• [WRITTEN INSTRUCTION] Copy exactly the lines from the start of the material through the line with "const pts = (xs, ys)". Pictures stay out of the copy.

• [DATA PROVIDED]
** START **

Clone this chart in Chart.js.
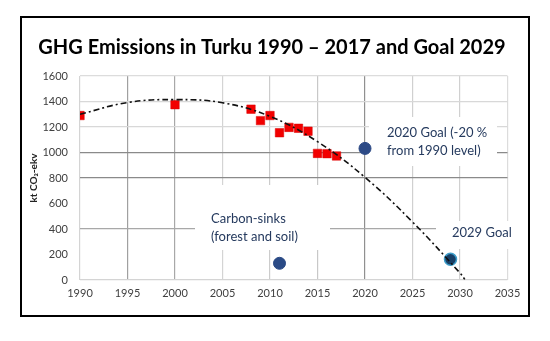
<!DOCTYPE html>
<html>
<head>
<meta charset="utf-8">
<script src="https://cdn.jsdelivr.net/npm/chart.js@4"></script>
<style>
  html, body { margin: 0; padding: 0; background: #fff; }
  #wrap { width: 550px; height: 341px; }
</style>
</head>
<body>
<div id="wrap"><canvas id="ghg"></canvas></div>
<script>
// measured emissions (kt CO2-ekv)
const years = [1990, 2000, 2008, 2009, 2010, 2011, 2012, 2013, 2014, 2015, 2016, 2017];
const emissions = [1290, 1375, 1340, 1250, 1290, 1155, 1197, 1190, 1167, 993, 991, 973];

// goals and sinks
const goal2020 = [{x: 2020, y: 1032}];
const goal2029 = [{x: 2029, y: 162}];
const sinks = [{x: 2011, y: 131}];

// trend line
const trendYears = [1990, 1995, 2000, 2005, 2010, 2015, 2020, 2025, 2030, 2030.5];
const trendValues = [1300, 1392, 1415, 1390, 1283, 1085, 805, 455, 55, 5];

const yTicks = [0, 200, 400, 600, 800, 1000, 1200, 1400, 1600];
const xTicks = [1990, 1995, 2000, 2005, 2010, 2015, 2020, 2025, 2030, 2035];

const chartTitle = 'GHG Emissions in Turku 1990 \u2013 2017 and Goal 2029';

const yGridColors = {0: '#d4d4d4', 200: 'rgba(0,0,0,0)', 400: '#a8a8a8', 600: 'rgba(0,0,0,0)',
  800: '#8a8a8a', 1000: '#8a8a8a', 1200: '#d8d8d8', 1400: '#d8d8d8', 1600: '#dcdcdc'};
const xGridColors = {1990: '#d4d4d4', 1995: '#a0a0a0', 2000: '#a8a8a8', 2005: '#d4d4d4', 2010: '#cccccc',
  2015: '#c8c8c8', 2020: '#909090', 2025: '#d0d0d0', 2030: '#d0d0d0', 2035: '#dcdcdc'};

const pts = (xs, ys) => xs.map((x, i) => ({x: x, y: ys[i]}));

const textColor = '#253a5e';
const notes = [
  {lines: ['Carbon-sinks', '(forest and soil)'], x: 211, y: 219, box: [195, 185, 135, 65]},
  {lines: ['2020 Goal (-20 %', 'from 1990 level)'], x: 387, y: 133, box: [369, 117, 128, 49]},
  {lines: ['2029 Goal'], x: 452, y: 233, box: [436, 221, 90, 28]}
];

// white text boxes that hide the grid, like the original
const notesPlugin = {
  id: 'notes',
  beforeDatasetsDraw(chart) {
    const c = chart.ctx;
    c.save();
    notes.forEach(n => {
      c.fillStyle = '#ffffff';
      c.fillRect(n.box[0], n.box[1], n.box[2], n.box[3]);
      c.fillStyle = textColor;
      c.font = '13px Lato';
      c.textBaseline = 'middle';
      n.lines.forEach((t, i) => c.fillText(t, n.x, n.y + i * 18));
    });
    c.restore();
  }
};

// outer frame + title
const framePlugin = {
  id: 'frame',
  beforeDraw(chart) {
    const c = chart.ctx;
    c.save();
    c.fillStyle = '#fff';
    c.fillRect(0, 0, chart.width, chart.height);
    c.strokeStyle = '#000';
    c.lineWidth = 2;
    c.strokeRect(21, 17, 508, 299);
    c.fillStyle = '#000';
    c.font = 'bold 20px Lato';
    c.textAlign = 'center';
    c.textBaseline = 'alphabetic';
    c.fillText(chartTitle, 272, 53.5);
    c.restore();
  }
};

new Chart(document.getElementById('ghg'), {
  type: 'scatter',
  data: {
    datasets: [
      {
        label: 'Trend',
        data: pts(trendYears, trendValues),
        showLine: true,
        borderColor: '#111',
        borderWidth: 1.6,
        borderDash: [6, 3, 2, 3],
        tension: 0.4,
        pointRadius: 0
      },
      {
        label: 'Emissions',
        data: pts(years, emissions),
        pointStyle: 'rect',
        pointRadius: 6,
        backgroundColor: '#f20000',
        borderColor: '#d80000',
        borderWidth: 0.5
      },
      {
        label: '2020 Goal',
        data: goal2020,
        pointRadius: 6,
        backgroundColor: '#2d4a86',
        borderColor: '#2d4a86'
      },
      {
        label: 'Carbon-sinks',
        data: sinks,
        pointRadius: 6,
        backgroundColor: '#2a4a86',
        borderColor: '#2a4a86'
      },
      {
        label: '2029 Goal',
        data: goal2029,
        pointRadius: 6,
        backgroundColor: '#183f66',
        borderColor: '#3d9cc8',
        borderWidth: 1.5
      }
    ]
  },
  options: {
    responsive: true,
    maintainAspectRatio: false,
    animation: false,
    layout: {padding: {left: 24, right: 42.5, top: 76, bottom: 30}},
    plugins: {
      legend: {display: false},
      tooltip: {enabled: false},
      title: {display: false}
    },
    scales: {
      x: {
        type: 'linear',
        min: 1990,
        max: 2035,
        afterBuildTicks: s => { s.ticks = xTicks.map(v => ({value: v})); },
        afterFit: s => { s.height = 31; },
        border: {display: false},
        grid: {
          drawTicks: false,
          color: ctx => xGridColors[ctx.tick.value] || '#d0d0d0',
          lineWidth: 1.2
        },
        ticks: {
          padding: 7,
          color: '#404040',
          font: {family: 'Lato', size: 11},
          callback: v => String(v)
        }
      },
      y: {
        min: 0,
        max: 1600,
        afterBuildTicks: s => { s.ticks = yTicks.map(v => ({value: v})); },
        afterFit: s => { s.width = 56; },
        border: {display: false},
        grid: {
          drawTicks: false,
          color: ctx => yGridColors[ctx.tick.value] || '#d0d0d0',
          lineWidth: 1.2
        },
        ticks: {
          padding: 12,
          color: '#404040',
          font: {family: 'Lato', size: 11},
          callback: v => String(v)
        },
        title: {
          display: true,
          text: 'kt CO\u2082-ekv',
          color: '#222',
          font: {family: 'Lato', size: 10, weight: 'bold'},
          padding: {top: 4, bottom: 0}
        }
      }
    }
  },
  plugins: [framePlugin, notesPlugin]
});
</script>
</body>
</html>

** END **

• [SOLUTION]
Clone this chart in Chart.js.
<!DOCTYPE html>
<html>
<head>
<meta charset="utf-8">
<script src="https://cdn.jsdelivr.net/npm/chart.js@4"></script>
<style>
  html, body { margin: 0; padding: 0; background: #fff; }
  #wrap { width: 550px; height: 341px; }
</style>
</head>
<body>
<div id="wrap"><canvas id="ghg"></canvas></div>
<script>
// measured emissions (kt CO2-ekv)
const years = [1990, 2000, 2008, 2009, 2010, 2011, 2012, 2013, 2014, 2015, 2016, 2017];
const emissions = [1290, 1375, 1340, 1250, 1290, 1155, 1197, 1190, 1167, 993, 991, 973];

// goals and sinks
const goal2020 = [{x: 2020, y: 1032}];
const goal2029 = [{x: 2029, y: 162}];
const sinks = [{x: 2011, y: 131}];

// trend line
const trendYears = [1990, 1995, 2000, 2005, 2010, 2015, 2020, 2025, 2030, 2030.5];
const trendValues = [1300, 1392, 1415, 1390, 1283, 1085, 805, 455, 55, 5];

const yTicks = [0, 200, 400, 600, 800, 1000, 1200, 1400, 1600];
const xTicks = [1990, 1995, 2000, 2005, 2010, 2015, 2020, 2025, 2030, 2035];

const chartTitle = 'GHG Emissions in Turku 1990 \u2013 2017 and Goal 2029';

const yGridColors = {0: '#d4d4d4', 200: 'rgba(0,0,0,0)', 400: '#a8a8a8', 600: 'rgba(0,0,0,0)',
  800: '#8a8a8a', 1000: '#8a8a8a', 1200: '#d8d8d8', 1400: '#d8d8d8', 1600: '#dcdcdc'};
const xGridColors = {1990: '#d4d4d4', 1995: '#a0a0a0', 2000: '#a8a8a8', 2005: '#d4d4d4', 2010: '#cccccc',
  2015: '#c8c8c8', 2020: '#909090', 2025: '#d0d0d0', 2030: '#d0d0d0', 2035: '#dcdcdc'};

const pts = (xs, ys) => xs.map((x, i) => ({x: x, y: ys[i]}));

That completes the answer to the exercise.